The Wicker Man is a remake of the 1973 movie of the same name. You know what? You can IMDb the movie yourself. I just want to get into the meat of this movie. Long story short, Nic Cage heads to an island to find a girl (whom he later finds out is his daughter) but ends up super-murdered to death by a crazy woman cult. Oh, SPOILER ALERT.

“Do you see this badge? It says I’m the president of not giving a fuck.” -Nic Cage (probably)

Critics hate this movie. Seriously, just go check Rotten Tomatoes. It is sitting at 15%. You know what has a higher score than 15%? Star Wars: Episode II – Attack Of The Clones and I think we can all agree that no one wants to sit through that atrocity again. For the record, I find all the Star Wars movies to be greatly overrated, but that one is definitely the worst. Anyways, people say that The Wicker Man is terrible because Nicolas Cage over-acts. They also say that it fails as a horror movie. I have to admit that the latter complaint is completely correct, but that is fine. The Wicker Man completely succeeds as the most unexpectedly great comedy of all time.

Beard made of bees? HILARIOUS!

The first and second acts of this film are pretty straightforward. Other than NiCa’s (that is what I call Nicolas Cage when I imagine us married in my dreams) sarcastic remarks there is not much humor. Then the third act hits and everything gets crazy. No, not regular crazy. I mean NiCa wearing a bear suit and assaulting women crazy.

I can’t even make this stuff up.

Now the question of whether or not Cage is over-acting always comes up when discussing this movie. Most people seem to think he is. Those people are wrong. This seems like an opinion type thing where there are not any wrong answers, but that is also wrong. Cage’s character is led to believe that his daughter has been kidnapped and is about to be sacrificed in a ritual if he does not find her in time. I am not a parent, but I am fairly certain that anyone who thinks their kid might be seriously sacrificed by a crazy cult is bound to act more irrationally than someone who has no stake in the matter. Of course he is going to go around screaming at people and punching women, he has to if he wants to save his daughter. No one said Mel Gibson was over-acting in Ransom did they?

Also his son was a puppet? I’ve never seen Ransom.
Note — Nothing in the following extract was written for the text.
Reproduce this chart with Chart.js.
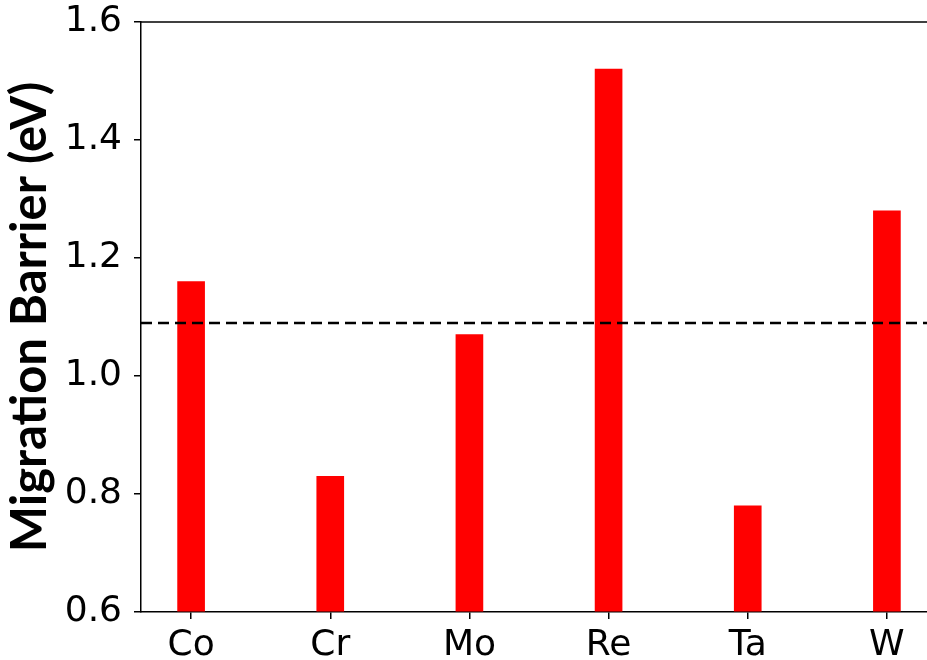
<!DOCTYPE html>
<html>
<head>
<meta charset="utf-8">
<script src="https://cdn.jsdelivr.net/npm/chart.js@4/dist/chart.umd.min.js"></script>
<style>
  html, body { margin: 0; padding: 0; background: #fff; overflow: hidden; }
  #wrap { width: 937px; height: 660px; }
</style>
</head>
<body>
<div id="wrap"><canvas id="barChart" width="937" height="660"></canvas></div>
<script>
// data
const elements = ['Co', 'Cr', 'Mo', 'Re', 'Ta', 'W'];
const barriers = [1.16, 0.83, 1.07, 1.52, 0.78, 1.28];
const refBarrier = 1.09; // dashed reference line
const yTicks = [0.6, 0.8, 1.0, 1.2, 1.4, 1.6];

const ctx = document.getElementById('barChart').getContext('2d');

// dashed line + top spine
const extras = {
  id: 'extras',
  afterDatasetsDraw(chart) {
    const { ctx, chartArea, scales: { y } } = chart;
    const py = y.getPixelForValue(refBarrier);
    ctx.save();
    ctx.strokeStyle = '#000';
    ctx.lineWidth = 2.5;
    ctx.setLineDash([11, 6]);
    ctx.beginPath();
    ctx.moveTo(chartArea.left, py);
    ctx.lineTo(chartArea.right, py);
    ctx.stroke();
    ctx.setLineDash([]);
    ctx.lineWidth = 1.5;
    ctx.beginPath();
    ctx.moveTo(chartArea.left, chartArea.top);
    ctx.lineTo(chartArea.right, chartArea.top);
    ctx.stroke();
    ctx.restore();
  }
};

new Chart(ctx, {
  type: 'bar',
  data: {
    datasets: [{
      data: barriers.map((v, i) => ({ x: i, y: v })),
      backgroundColor: '#ff0000',
      barThickness: 27,
      base: 0.6
    }]
  },
  options: {
    responsive: false,
    animation: false,
    layout: { padding: { top: 22, left: 0, right: 0, bottom: 0 } },
    plugins: { legend: { display: false }, tooltip: { enabled: false } },
    scales: {
      x: {
        type: 'linear',
        offset: false,
        min: -0.36,
        max: 5.36,
        afterBuildTicks(scale) {
          scale.ticks = elements.map((e, i) => ({ value: i }));
        },
        afterFit(scale) {
          scale.height = 48;
          scale.paddingLeft = 0;
          scale.paddingRight = 0;
        },
        ticks: {
          callback: (v) => elements[v],
          font: { family: 'DejaVu Sans', size: 36 },
          color: '#000',
          padding: 5,
          maxRotation: 0,
          autoSkip: false
        },
        grid: { offset: false, drawOnChartArea: false, drawTicks: true, tickLength: 7, color: '#000', lineWidth: 1.5 },
        border: { color: '#000', width: 1.5 }
      },
      y: {
        min: 0.6,
        max: 1.6,
        afterBuildTicks(scale) {
          scale.ticks = yTicks.map(v => ({ value: v }));
        },
        afterFit(scale) {
          scale.width = 141;
          scale.paddingTop = 0;
          scale.paddingBottom = 0;
        },
        ticks: {
          callback: (v) => v.toFixed(1),
          font: { family: 'DejaVu Sans', size: 36 },
          color: '#000',
          padding: 12
        },
        grid: { drawOnChartArea: false, drawTicks: true, tickLength: 7, color: '#000', lineWidth: 1.5 },
        border: { color: '#000', width: 1.5 },
        title: {
          display: true,
          text: 'Migration Barrier (eV)',
          font: { family: 'Lato', size: 49, weight: 'bold' },
          color: '#000',
          padding: { top: 1, bottom: 0 }
        }
      }
    }
  },
  plugins: [extras]
});
</script>
</body>
</html>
Nic Cage was absolutely brilliant in The Wicker Man. I refuse to accept any other opinion, because regardless of the script (which was the real problem) Cage gave his all. This is probably due to his incredible acting method, which he developed himself. It is called Nouveau Shamanic. No, really, google it yourself. Knowing Cage, Shamanic probably has something to do with shamanism. He did try to channel some spirits with ancient relics to actually become Ghost Rider and achieve perfection in his role (which he absolutely did). The bottom line is Cage is serious about his acting, and it shows no matter what movie he is in.

He’s especially serious about his opinion of bees (he hates them).

I hope you guys and gals (especially the gals) enjoyed Nic-Cage-November. It really was a passion holiday over one year in the making. I hope that my (and to a lesser extent, Dane’s) column made you realize how amazing Nicolas Cage really, truly, honestly, is. Without him Hollywood would be a whole lot less exciting and fun. Please don’t just enjoy this secretively as a guilty pleasure. Spread the word of Cage and all his fantastic films. Correct the naysayers and be sure to bring up the fact that the man has won an Academy Award for Best Actor. Most of all, go watch some great movies and live your life to the Cageiest. Yeah, that’s a word now.